═════ Collected data ═════

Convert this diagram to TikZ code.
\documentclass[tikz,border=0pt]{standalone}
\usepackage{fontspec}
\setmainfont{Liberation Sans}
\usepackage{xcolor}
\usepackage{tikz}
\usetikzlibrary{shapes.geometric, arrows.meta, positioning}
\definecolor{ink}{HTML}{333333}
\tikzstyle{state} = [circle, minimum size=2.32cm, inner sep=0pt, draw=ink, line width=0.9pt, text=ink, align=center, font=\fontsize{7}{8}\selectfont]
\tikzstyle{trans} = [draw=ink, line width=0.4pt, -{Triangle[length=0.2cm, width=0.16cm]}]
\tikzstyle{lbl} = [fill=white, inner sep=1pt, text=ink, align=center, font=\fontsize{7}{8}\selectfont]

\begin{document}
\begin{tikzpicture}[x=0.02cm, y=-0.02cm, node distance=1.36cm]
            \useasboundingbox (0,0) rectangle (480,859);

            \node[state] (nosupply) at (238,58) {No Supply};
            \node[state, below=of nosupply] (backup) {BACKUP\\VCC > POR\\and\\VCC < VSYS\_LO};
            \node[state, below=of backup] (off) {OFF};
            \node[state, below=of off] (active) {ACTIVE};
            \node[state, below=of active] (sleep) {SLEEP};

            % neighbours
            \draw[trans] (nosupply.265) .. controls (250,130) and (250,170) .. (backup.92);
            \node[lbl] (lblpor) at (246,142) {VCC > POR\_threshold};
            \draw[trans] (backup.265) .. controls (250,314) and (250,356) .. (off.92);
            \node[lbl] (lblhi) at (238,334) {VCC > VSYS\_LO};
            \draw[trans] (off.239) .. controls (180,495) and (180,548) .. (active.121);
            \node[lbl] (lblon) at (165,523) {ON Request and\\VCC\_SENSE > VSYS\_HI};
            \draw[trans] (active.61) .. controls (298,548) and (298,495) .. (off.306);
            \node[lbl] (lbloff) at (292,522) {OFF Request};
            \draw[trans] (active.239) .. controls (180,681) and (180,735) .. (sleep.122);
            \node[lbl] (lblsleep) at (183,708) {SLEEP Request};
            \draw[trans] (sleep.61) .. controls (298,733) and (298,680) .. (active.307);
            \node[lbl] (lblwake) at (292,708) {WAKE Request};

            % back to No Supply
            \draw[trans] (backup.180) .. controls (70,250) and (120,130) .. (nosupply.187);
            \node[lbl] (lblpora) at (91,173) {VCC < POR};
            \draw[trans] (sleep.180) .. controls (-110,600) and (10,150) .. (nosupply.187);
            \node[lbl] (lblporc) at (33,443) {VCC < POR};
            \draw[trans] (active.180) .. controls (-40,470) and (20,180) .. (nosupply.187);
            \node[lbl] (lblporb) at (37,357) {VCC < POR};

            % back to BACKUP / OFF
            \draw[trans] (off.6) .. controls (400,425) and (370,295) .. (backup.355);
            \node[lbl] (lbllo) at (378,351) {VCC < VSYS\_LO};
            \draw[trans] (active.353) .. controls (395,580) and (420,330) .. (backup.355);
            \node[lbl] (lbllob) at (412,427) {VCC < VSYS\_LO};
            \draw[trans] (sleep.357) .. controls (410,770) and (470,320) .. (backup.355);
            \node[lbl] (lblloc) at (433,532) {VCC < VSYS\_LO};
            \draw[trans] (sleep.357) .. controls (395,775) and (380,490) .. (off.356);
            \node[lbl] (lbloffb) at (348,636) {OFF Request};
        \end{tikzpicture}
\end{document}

═════

Exercise directions: Each line of the material should be echoed exactly.

Response:
Convert this diagram to TikZ code.
\documentclass[tikz,border=0pt]{standalone}
\usepackage{fontspec}
\setmainfont{Liberation Sans}
\usepackage{xcolor}
\usepackage{tikz}
\usetikzlibrary{shapes.geometric, arrows.meta, positioning}
\definecolor{ink}{HTML}{333333}
\tikzstyle{state} = [circle, minimum size=2.32cm, inner sep=0pt, draw=ink, line width=0.9pt, text=ink, align=center, font=\fontsize{7}{8}\selectfont]
\tikzstyle{trans} = [draw=ink, line width=0.4pt, -{Triangle[length=0.2cm, width=0.16cm]}]
\tikzstyle{lbl} = [fill=white, inner sep=1pt, text=ink, align=center, font=\fontsize{7}{8}\selectfont]

\begin{document}
\begin{tikzpicture}[x=0.02cm, y=-0.02cm, node distance=1.36cm]
            \useasboundingbox (0,0) rectangle (480,859);

            \node[state] (nosupply) at (238,58) {No Supply};
            \node[state, below=of nosupply] (backup) {BACKUP\\VCC > POR\\and\\VCC < VSYS\_LO};
            \node[state, below=of backup] (off) {OFF};
            \node[state, below=of off] (active) {ACTIVE};
            \node[state, below=of active] (sleep) {SLEEP};

            % neighbours
            \draw[trans] (nosupply.265) .. controls (250,130) and (250,170) .. (backup.92);
            \node[lbl] (lblpor) at (246,142) {VCC > POR\_threshold};
            \draw[trans] (backup.265) .. controls (250,314) and (250,356) .. (off.92);
            \node[lbl] (lblhi) at (238,334) {VCC > VSYS\_LO};
            \draw[trans] (off.239) .. controls (180,495) and (180,548) .. (active.121);
            \node[lbl] (lblon) at (165,523) {ON Request and\\VCC\_SENSE > VSYS\_HI};
            \draw[trans] (active.61) .. controls (298,548) and (298,495) .. (off.306);
            \node[lbl] (lbloff) at (292,522) {OFF Request};
            \draw[trans] (active.239) .. controls (180,681) and (180,735) .. (sleep.122);
            \node[lbl] (lblsleep) at (183,708) {SLEEP Request};
            \draw[trans] (sleep.61) .. controls (298,733) and (298,680) .. (active.307);
            \node[lbl] (lblwake) at (292,708) {WAKE Request};

            % back to No Supply
            \draw[trans] (backup.180) .. controls (70,250) and (120,130) .. (nosupply.187);
            \node[lbl] (lblpora) at (91,173) {VCC < POR};
            \draw[trans] (sleep.180) .. controls (-110,600) and (10,150) .. (nosupply.187);
            \node[lbl] (lblporc) at (33,443) {VCC < POR};
            \draw[trans] (active.180) .. controls (-40,470) and (20,180) .. (nosupply.187);
            \node[lbl] (lblporb) at (37,357) {VCC < POR};

            % back to BACKUP / OFF
            \draw[trans] (off.6) .. controls (400,425) and (370,295) .. (backup.355);
            \node[lbl] (lbllo) at (378,351) {VCC < VSYS\_LO};
            \draw[trans] (active.353) .. controls (395,580) and (420,330) .. (backup.355);
            \node[lbl] (lbllob) at (412,427) {VCC < VSYS\_LO};
            \draw[trans] (sleep.357) .. controls (410,770) and (470,320) .. (backup.355);
            \node[lbl] (lblloc) at (433,532) {VCC < VSYS\_LO};
            \draw[trans] (sleep.357) .. controls (395,775) and (380,490) .. (off.356);
            \node[lbl] (lbloffb) at (348,636) {OFF Request};
        \end{tikzpicture}
\end{document}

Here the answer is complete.